With all this negativity there is one real positive that can be said about "Oz the Great and Powerful" which is that it is a fairly decent family film. There is no doubt that families were the target audience for the film and it at least hit that note right. Last weeks "Jack the Giant Slayer", which is a superior film by the way, had a difficult time deciding if it wanted to be for kids or adults and Raimi's film clearly wants to be loved by children everywhere. Even if it doesn't come together the way we adults would have hoped for, it will entertain the kiddies at least. Take that however you like but if this past weekend take at the box office is anything to go by then it seems like they nailed their target demographic.

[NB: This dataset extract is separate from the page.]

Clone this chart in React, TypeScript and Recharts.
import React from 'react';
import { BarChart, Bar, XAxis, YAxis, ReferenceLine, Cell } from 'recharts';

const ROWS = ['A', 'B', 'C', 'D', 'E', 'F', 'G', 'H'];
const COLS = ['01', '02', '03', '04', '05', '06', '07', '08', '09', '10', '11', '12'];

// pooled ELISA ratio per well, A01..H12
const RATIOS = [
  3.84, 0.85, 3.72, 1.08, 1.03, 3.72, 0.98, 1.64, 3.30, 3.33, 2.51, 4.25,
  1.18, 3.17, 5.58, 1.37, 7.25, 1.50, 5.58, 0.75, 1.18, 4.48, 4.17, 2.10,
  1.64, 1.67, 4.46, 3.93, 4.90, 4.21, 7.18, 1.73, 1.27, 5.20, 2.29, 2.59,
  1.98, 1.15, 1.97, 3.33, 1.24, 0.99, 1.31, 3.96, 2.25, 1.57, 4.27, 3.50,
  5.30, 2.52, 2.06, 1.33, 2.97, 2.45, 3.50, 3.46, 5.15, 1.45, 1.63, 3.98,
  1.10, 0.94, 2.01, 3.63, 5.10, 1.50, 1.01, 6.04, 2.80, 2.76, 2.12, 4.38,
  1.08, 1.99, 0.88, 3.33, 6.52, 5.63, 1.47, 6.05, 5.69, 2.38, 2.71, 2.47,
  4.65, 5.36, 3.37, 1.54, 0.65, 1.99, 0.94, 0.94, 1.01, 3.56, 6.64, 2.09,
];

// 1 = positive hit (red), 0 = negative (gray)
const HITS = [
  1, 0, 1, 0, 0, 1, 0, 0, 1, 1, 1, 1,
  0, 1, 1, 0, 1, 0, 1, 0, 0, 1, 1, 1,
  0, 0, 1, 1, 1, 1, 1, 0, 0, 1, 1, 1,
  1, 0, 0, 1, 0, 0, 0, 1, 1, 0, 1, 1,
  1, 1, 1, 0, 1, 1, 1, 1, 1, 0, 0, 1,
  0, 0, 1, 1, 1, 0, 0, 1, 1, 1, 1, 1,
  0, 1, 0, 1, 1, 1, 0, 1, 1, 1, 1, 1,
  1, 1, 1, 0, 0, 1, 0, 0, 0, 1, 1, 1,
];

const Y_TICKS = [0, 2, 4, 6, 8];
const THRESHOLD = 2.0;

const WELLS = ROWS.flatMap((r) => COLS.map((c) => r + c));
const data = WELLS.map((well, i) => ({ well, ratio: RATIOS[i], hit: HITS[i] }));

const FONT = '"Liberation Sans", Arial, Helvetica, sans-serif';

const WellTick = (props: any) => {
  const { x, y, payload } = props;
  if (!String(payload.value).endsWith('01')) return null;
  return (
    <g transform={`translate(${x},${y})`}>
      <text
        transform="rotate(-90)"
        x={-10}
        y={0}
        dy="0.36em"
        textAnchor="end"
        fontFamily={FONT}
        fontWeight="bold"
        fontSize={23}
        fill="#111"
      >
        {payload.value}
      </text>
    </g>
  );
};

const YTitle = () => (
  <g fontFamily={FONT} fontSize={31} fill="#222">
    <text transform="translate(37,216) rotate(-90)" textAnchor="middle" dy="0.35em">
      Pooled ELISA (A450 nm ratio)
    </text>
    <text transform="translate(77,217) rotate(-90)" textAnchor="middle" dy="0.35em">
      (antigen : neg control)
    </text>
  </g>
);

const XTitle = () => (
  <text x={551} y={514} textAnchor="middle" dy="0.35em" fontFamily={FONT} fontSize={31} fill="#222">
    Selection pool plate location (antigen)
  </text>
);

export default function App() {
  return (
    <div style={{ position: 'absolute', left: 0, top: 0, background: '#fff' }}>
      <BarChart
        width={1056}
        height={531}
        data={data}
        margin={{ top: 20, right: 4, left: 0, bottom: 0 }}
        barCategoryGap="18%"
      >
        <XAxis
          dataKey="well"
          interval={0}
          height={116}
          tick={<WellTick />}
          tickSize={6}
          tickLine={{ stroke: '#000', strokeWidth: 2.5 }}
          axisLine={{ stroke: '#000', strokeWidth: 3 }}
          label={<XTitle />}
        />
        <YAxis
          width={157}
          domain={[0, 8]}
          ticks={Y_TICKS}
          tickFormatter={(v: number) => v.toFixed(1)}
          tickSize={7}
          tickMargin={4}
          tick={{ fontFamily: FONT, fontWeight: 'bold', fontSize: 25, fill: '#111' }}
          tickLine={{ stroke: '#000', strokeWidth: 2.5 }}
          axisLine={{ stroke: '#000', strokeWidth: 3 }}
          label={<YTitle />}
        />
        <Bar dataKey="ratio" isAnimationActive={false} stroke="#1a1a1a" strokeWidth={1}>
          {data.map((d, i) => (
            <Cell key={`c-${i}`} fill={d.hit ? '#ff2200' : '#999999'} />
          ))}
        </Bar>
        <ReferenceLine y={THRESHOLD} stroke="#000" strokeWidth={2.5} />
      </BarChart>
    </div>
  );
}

"Oz the Great and Powerful" is one of the most profoundly disappointing movies of the year. A year that has so far been filled with mediocre to bad films. In a time when we needed a good boost in quality, Raimi's "Oz" was in a perfect position to deliver us out of the darkness but just like Oz himself, the film is nothing more than a charlatan. Something that showed up to save us but instead dazzled us with all its fancy tricks and sleight of hand to lure us into its web of deceit only to unveil at the last second that it is nothing more than a two bit con man looking to rob us blind. The weak horribly miscast lead actors, the inconsistent effects work and a total bore of a story that is beyond wafer thin all conspire to make this Oz anything but great or powerful. As a matter of fact, if the film were to label itself correctly it would read as the following, "Oz the Meager and Disappointing".